◆ **DATA SHOWN**
★ ★ ★ ★ ★ ★ ★
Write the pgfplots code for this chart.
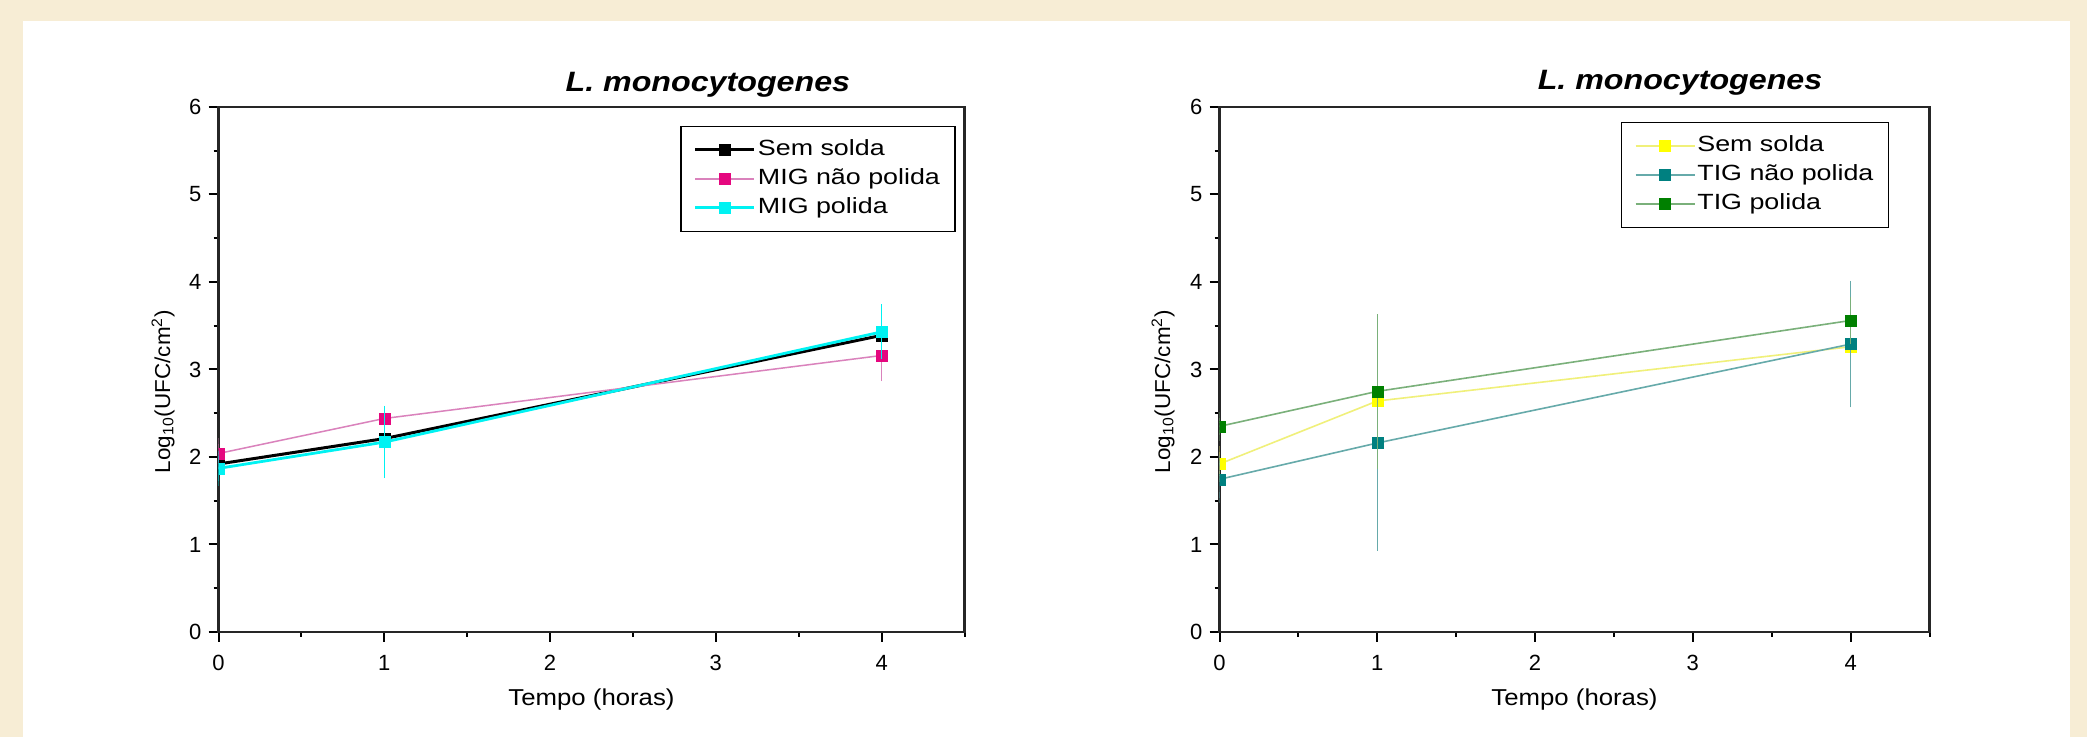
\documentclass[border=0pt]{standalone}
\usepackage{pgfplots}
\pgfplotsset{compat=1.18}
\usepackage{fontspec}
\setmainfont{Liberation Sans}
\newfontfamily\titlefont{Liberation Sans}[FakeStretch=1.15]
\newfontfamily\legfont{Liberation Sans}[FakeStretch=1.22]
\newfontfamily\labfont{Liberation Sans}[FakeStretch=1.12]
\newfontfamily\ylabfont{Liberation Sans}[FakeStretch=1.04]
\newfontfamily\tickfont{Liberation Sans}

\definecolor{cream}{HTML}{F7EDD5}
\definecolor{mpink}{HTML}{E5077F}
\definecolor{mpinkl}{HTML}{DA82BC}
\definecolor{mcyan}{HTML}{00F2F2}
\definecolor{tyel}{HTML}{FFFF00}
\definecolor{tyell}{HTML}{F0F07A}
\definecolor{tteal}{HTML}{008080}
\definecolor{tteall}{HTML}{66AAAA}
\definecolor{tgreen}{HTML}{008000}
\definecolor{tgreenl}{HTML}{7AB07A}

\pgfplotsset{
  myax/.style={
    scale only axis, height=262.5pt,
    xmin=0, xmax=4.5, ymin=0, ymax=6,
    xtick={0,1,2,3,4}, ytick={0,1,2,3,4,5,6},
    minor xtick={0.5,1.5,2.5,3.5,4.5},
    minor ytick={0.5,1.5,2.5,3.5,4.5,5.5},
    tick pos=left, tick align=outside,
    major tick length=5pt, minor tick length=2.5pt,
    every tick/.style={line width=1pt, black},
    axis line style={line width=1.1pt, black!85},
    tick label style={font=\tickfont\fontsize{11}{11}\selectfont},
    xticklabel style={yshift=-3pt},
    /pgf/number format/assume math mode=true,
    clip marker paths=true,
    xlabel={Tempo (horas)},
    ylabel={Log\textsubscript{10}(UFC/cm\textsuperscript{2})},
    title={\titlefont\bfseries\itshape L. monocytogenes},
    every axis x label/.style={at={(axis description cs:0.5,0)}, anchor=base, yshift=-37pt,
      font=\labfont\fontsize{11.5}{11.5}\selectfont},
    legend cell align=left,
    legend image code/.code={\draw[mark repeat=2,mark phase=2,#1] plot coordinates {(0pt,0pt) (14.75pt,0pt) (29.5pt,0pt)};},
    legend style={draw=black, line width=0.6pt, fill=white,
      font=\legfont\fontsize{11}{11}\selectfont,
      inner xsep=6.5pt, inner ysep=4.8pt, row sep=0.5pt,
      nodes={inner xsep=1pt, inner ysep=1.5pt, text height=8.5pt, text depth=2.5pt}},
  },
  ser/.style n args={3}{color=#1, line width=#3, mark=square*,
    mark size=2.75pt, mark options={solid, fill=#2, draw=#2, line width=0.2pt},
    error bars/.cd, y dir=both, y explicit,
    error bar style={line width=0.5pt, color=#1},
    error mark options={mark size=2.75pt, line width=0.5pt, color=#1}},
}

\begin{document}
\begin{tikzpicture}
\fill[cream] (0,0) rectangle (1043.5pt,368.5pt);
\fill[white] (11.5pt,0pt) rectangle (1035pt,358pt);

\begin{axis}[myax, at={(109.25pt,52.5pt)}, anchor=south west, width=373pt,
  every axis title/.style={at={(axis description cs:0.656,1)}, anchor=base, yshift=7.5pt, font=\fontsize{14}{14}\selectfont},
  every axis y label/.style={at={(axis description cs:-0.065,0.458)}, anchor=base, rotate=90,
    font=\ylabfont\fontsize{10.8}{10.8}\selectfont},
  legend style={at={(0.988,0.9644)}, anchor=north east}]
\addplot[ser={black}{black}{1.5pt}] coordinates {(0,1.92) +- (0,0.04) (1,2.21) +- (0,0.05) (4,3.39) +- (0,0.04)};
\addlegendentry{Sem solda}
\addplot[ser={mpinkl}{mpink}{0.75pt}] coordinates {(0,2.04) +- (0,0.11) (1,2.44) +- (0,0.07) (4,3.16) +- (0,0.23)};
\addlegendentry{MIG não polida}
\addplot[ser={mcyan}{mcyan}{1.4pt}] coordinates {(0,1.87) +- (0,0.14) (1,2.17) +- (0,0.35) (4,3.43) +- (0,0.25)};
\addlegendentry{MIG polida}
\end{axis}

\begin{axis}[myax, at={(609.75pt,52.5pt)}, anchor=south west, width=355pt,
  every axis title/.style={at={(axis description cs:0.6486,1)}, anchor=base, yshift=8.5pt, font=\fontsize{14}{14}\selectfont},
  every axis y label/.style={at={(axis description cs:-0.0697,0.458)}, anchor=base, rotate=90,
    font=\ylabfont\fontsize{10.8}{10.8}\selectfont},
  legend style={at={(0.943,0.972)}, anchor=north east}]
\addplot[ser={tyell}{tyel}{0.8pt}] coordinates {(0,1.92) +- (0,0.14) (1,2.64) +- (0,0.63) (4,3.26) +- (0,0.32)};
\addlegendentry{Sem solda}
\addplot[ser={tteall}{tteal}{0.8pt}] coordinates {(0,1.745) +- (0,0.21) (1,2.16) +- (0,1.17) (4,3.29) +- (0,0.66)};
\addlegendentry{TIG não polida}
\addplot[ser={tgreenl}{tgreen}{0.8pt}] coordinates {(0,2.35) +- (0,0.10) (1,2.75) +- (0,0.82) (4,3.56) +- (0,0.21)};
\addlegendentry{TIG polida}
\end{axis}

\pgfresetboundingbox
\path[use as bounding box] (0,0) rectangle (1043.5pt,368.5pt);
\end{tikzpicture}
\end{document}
★ ★ ★ ★ ★ ★ ★
◆ **WORK TO BE COMPLETED**
Take the data above and repeat it exactly, leaving each picture out.

◆ **TASK RESPONSE**
Write the pgfplots code for this chart.
\documentclass[border=0pt]{standalone}
\usepackage{pgfplots}
\pgfplotsset{compat=1.18}
\usepackage{fontspec}
\setmainfont{Liberation Sans}
\newfontfamily\titlefont{Liberation Sans}[FakeStretch=1.15]
\newfontfamily\legfont{Liberation Sans}[FakeStretch=1.22]
\newfontfamily\labfont{Liberation Sans}[FakeStretch=1.12]
\newfontfamily\ylabfont{Liberation Sans}[FakeStretch=1.04]
\newfontfamily\tickfont{Liberation Sans}

\definecolor{cream}{HTML}{F7EDD5}
\definecolor{mpink}{HTML}{E5077F}
\definecolor{mpinkl}{HTML}{DA82BC}
\definecolor{mcyan}{HTML}{00F2F2}
\definecolor{tyel}{HTML}{FFFF00}
\definecolor{tyell}{HTML}{F0F07A}
\definecolor{tteal}{HTML}{008080}
\definecolor{tteall}{HTML}{66AAAA}
\definecolor{tgreen}{HTML}{008000}
\definecolor{tgreenl}{HTML}{7AB07A}

\pgfplotsset{
  myax/.style={
    scale only axis, height=262.5pt,
    xmin=0, xmax=4.5, ymin=0, ymax=6,
    xtick={0,1,2,3,4}, ytick={0,1,2,3,4,5,6},
    minor xtick={0.5,1.5,2.5,3.5,4.5},
    minor ytick={0.5,1.5,2.5,3.5,4.5,5.5},
    tick pos=left, tick align=outside,
    major tick length=5pt, minor tick length=2.5pt,
    every tick/.style={line width=1pt, black},
    axis line style={line width=1.1pt, black!85},
    tick label style={font=\tickfont\fontsize{11}{11}\selectfont},
    xticklabel style={yshift=-3pt},
    /pgf/number format/assume math mode=true,
    clip marker paths=true,
    xlabel={Tempo (horas)},
    ylabel={Log\textsubscript{10}(UFC/cm\textsuperscript{2})},
    title={\titlefont\bfseries\itshape L. monocytogenes},
    every axis x label/.style={at={(axis description cs:0.5,0)}, anchor=base, yshift=-37pt,
      font=\labfont\fontsize{11.5}{11.5}\selectfont},
    legend cell align=left,
    legend image code/.code={\draw[mark repeat=2,mark phase=2,#1] plot coordinates {(0pt,0pt) (14.75pt,0pt) (29.5pt,0pt)};},
    legend style={draw=black, line width=0.6pt, fill=white,
      font=\legfont\fontsize{11}{11}\selectfont,
      inner xsep=6.5pt, inner ysep=4.8pt, row sep=0.5pt,
      nodes={inner xsep=1pt, inner ysep=1.5pt, text height=8.5pt, text depth=2.5pt}},
  },
  ser/.style n args={3}{color=#1, line width=#3, mark=square*,
    mark size=2.75pt, mark options={solid, fill=#2, draw=#2, line width=0.2pt},
    error bars/.cd, y dir=both, y explicit,
    error bar style={line width=0.5pt, color=#1},
    error mark options={mark size=2.75pt, line width=0.5pt, color=#1}},
}

\begin{document}
\begin{tikzpicture}
\fill[cream] (0,0) rectangle (1043.5pt,368.5pt);
\fill[white] (11.5pt,0pt) rectangle (1035pt,358pt);

\begin{axis}[myax, at={(109.25pt,52.5pt)}, anchor=south west, width=373pt,
  every axis title/.style={at={(axis description cs:0.656,1)}, anchor=base, yshift=7.5pt, font=\fontsize{14}{14}\selectfont},
  every axis y label/.style={at={(axis description cs:-0.065,0.458)}, anchor=base, rotate=90,
    font=\ylabfont\fontsize{10.8}{10.8}\selectfont},
  legend style={at={(0.988,0.9644)}, anchor=north east}]
\addplot[ser={black}{black}{1.5pt}] coordinates {(0,1.92) +- (0,0.04) (1,2.21) +- (0,0.05) (4,3.39) +- (0,0.04)};
\addlegendentry{Sem solda}
\addplot[ser={mpinkl}{mpink}{0.75pt}] coordinates {(0,2.04) +- (0,0.11) (1,2.44) +- (0,0.07) (4,3.16) +- (0,0.23)};
\addlegendentry{MIG não polida}
\addplot[ser={mcyan}{mcyan}{1.4pt}] coordinates {(0,1.87) +- (0,0.14) (1,2.17) +- (0,0.35) (4,3.43) +- (0,0.25)};
\addlegendentry{MIG polida}
\end{axis}

\begin{axis}[myax, at={(609.75pt,52.5pt)}, anchor=south west, width=355pt,
  every axis title/.style={at={(axis description cs:0.6486,1)}, anchor=base, yshift=8.5pt, font=\fontsize{14}{14}\selectfont},
  every axis y label/.style={at={(axis description cs:-0.0697,0.458)}, anchor=base, rotate=90,
    font=\ylabfont\fontsize{10.8}{10.8}\selectfont},
  legend style={at={(0.943,0.972)}, anchor=north east}]
\addplot[ser={tyell}{tyel}{0.8pt}] coordinates {(0,1.92) +- (0,0.14) (1,2.64) +- (0,0.63) (4,3.26) +- (0,0.32)};
\addlegendentry{Sem solda}
\addplot[ser={tteall}{tteal}{0.8pt}] coordinates {(0,1.745) +- (0,0.21) (1,2.16) +- (0,1.17) (4,3.29) +- (0,0.66)};
\addlegendentry{TIG não polida}
\addplot[ser={tgreenl}{tgreen}{0.8pt}] coordinates {(0,2.35) +- (0,0.10) (1,2.75) +- (0,0.82) (4,3.56) +- (0,0.21)};
\addlegendentry{TIG polida}
\end{axis}

\pgfresetboundingbox
\path[use as bounding box] (0,0) rectangle (1043.5pt,368.5pt);
\end{tikzpicture}
\end{document}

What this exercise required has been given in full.